В. Ф. Асмус был невыездным. Он был хорошо известен за рубежом, избран действительным членом Международного института философии в Париже еще в 50-е годы, но не мог принять ни одного приглашения, так как не имел разрешения на выезд. Я помню, П. В. Копнин — тогдашний директор Института философии АН СССР — решил добиться, чтобы В. Ф. Асмус поехал на 4-й Международный конгресс по логике, методологии и философии науки в Бухарест (1971 г.). Не знаю, что он предпринимал. Но вскоре он попросил меня передать В. Ф. Асмусу, что, к сожалению, ничего не получается. Валентин Фердинандович после моего сообщения сказал, что не надо расстраиваться, он больше бы сожалел, если бы это был Краков, а не Бухарест.

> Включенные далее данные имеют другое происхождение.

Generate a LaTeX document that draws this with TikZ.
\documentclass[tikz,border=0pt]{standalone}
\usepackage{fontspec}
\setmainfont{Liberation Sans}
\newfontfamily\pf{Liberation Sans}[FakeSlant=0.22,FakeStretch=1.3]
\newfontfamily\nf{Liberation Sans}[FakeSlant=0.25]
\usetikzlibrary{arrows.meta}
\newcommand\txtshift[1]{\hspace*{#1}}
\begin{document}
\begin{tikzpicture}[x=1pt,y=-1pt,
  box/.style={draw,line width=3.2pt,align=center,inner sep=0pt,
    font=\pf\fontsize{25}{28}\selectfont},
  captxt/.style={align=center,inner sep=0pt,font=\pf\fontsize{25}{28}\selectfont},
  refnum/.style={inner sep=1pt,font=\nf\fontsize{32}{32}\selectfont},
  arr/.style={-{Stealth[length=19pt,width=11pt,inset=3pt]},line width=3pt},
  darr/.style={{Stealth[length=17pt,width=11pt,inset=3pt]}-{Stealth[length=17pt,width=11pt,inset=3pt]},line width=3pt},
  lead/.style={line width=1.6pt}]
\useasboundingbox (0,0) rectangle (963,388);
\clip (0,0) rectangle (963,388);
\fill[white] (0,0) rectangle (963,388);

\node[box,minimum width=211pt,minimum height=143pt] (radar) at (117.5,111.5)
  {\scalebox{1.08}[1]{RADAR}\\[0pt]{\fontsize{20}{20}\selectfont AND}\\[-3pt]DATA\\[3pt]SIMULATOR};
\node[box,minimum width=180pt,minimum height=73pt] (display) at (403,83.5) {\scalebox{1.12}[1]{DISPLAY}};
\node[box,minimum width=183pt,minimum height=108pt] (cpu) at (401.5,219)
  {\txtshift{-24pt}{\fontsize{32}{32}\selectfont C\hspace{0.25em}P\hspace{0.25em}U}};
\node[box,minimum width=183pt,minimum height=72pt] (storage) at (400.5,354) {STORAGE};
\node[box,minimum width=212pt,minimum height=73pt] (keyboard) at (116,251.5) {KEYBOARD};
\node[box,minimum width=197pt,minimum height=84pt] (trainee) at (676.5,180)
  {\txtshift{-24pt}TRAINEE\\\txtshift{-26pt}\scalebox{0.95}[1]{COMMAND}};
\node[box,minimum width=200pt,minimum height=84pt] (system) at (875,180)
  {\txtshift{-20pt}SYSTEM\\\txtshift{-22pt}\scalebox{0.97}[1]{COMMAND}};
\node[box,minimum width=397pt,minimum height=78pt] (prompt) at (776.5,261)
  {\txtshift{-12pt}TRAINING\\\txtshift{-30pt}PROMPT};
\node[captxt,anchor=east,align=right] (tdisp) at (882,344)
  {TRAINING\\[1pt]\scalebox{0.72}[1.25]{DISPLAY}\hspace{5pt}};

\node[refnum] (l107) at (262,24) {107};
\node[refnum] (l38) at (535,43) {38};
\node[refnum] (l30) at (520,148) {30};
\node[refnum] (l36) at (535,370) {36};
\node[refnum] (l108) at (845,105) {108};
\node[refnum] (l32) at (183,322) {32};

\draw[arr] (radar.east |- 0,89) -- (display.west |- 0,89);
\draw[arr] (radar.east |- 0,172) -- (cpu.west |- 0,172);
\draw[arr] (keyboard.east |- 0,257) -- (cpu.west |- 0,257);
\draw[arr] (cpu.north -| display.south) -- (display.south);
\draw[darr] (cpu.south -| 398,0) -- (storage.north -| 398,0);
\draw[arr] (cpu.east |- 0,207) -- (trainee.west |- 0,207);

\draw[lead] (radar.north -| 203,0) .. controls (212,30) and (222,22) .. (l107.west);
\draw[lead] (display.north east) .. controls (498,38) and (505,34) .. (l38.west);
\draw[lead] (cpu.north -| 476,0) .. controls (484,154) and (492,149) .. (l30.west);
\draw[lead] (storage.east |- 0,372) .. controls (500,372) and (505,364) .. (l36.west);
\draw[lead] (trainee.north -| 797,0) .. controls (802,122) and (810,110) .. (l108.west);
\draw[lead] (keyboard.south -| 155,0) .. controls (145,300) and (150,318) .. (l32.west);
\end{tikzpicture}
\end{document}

Сейчас многие открывают для себя российскую предреволюционную философию. Но следует иметь в виду, что предреволюционные издания не были в спецхране, их можно было читать, более того, в послевоенные годы многие из дореволюционных книг можно было купить в букинистических магазинах. Кафедра логики в обязательный список литературы для сдачи кандидатского минимума по логике включала работы Васильева, Лосского, Кар»? некого, Введенского, Лапшина, Щербатского, Поварнина и др. Это была заслуга В. Ф. Асмуса, П. С. Попова. В 60-е годы Валентин Фердинандович много сделал, чтобы восстановить имена репрессированных или эмигрировавших философов. Достаточно вспомнить его статьи о Шпете, Шестове. Мы не должны забывать, что Валентин Фердинандович был единственным из литераторов и философов, выступившим на похоронах Б. Пастернака.

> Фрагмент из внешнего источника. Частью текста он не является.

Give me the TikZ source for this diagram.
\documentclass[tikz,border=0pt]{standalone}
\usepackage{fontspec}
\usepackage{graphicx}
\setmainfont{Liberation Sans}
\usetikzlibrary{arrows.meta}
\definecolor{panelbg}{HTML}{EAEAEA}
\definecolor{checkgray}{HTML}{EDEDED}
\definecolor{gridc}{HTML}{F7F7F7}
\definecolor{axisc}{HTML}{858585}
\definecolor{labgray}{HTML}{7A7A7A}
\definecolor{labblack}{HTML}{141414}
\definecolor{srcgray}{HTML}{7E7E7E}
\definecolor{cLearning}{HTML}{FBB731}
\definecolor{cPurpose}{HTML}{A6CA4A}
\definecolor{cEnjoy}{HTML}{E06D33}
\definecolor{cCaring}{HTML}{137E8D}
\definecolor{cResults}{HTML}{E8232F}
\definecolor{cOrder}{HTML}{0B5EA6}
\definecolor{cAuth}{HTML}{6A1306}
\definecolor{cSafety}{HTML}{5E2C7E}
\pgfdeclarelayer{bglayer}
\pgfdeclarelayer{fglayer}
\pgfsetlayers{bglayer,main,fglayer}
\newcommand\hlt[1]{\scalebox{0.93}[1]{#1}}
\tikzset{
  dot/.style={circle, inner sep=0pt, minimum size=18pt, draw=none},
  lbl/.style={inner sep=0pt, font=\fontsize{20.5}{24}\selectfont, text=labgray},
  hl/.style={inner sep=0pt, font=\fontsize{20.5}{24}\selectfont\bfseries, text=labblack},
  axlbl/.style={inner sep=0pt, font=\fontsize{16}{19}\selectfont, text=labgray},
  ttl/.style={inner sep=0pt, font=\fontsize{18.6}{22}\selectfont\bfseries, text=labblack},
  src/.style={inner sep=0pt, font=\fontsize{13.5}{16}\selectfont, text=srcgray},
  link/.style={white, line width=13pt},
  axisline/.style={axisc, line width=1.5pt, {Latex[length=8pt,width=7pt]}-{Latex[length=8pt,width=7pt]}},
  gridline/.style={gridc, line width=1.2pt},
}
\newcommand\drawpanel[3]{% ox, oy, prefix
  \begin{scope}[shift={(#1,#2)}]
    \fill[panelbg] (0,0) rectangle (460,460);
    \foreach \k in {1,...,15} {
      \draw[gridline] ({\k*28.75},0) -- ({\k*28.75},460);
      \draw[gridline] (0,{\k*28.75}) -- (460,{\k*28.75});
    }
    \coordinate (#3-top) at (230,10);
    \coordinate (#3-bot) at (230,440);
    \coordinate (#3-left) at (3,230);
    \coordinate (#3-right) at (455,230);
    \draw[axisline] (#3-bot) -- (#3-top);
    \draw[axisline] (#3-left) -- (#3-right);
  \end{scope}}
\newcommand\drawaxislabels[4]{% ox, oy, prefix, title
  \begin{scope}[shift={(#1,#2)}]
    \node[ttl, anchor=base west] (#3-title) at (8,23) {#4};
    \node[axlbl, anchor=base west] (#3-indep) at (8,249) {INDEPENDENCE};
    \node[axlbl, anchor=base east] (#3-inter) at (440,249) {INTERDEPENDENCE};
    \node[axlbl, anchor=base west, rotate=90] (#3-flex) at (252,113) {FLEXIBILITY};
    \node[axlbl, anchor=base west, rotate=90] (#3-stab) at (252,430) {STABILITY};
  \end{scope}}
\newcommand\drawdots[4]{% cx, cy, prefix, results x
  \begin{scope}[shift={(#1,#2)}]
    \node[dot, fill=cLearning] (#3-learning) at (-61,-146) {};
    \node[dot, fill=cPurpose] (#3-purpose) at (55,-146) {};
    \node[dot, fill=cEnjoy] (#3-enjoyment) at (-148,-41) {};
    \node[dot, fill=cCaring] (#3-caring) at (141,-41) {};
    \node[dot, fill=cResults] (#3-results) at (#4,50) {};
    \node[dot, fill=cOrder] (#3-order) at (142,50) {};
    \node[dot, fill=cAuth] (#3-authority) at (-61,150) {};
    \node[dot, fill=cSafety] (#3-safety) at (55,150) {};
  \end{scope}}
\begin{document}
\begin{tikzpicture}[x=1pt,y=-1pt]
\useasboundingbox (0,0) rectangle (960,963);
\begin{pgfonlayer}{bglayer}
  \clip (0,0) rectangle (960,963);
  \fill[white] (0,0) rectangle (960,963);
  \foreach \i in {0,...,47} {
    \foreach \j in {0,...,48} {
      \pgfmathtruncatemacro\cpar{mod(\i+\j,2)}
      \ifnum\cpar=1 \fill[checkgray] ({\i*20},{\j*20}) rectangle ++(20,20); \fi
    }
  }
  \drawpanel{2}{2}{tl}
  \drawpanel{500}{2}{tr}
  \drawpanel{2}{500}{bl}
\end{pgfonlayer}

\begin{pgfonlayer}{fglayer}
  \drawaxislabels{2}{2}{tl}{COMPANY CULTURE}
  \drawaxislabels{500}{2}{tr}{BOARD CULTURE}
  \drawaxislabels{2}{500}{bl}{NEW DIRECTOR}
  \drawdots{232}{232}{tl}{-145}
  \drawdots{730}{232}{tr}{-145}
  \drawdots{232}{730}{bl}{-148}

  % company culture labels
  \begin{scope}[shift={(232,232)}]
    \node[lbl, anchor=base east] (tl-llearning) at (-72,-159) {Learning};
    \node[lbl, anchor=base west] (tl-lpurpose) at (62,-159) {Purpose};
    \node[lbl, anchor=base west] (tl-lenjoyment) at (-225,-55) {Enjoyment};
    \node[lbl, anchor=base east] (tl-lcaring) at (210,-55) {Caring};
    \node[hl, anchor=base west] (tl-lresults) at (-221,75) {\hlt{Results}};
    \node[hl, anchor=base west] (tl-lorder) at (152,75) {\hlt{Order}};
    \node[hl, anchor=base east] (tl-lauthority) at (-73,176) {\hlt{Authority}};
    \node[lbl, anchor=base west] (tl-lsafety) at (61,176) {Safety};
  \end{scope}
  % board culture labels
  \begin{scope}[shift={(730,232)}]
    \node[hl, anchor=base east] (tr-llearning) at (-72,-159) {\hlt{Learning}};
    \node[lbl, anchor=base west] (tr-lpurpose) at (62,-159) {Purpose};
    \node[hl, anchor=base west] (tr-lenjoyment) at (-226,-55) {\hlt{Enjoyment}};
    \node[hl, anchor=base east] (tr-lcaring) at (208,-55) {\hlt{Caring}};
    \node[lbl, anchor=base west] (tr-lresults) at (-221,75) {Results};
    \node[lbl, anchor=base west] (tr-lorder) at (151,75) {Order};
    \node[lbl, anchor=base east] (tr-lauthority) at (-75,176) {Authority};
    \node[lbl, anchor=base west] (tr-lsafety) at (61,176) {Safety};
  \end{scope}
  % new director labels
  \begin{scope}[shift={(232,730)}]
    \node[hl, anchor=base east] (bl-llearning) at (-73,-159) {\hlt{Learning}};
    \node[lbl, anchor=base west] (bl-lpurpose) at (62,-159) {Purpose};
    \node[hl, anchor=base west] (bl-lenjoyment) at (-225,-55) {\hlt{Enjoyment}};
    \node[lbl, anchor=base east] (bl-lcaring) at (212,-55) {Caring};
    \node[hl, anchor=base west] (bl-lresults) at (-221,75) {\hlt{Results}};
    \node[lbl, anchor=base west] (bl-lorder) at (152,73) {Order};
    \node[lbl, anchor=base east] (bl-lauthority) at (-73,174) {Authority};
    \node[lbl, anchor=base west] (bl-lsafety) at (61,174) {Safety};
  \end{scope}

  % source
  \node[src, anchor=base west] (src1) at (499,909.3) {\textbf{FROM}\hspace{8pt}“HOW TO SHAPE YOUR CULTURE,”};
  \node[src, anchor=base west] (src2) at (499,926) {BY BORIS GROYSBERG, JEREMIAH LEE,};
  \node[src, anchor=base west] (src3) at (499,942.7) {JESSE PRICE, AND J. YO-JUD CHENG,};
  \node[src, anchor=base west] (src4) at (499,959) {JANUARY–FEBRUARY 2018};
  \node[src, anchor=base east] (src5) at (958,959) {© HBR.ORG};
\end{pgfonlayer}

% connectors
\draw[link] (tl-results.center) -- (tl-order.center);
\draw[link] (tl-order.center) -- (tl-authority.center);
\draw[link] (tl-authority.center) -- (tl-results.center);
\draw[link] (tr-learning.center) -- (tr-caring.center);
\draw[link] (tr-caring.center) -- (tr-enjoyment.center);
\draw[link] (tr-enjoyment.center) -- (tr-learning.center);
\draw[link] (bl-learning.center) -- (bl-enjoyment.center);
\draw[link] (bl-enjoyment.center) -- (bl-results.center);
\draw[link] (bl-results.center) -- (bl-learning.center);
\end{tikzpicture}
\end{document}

Мне как логику хочется вспомнить некоторые не полностью реализованные идеи В. Ф. Асмуса. Он основательно занимался изучением неклассических логик. В частности, его интересовал вопрос о совместимости общей теории относительности и квантовой теории, возможно, за счет изменения логики. Эти идеи высказаны им во вступительной статье к книге Шарля Серрюса «Опыт исследования значения логики», переведенной им же с французского и изданной издательством «Иностранная литература» в 1948 г. Позже он перевел с французского статьи Ж. Л. Детуша и П. Феврие-Детуш по этим вопросам. Я смог прочитать их в рукописи. Первоначально планировалось, что моя кандидатская диссертация будет посвящена поливалентным логикам (так называл Валентин Фердинандович многозначные логики), но — это было в 1954 г.— тема моей диссертации не была утверждена кафедрой и Ученым советом. Для того времени она была слишком «буржуазной».
Валентин Фердинандович поддерживал разработку математической логики, он четко определял математическую логику как современную форму логики формальной. Его заслуги в переориентации кафедры логики на логику математическую бесспорны. В 1956 г. после ожесточенной борьбы с так называемыми диалектическими логиками было сменено руководство кафедрой. На короткий период заведующим стал В. Ф. Асмус. За этот период он много сделал для последующего развития кафедры. Но он быстро ушел с заведования, так как считал, что сделал свое дело и появилась возможность серьезной работы в области истории философии. Еще ранее, заметив, что я увлекся достаточно техническими вопросами логики, он предложил мне сменить руководителя. «Я переговорю с Андреем Николаевичем Колмогоровым, чтобы он стал Вашим научным руководителем»,— сказал он. Я отказался, так как полагал, что тем самым дам повод для перевода меня да и всей математической логики с философского факультета на механико-математический. Валентин Фердинандович согласился с моими аргументами.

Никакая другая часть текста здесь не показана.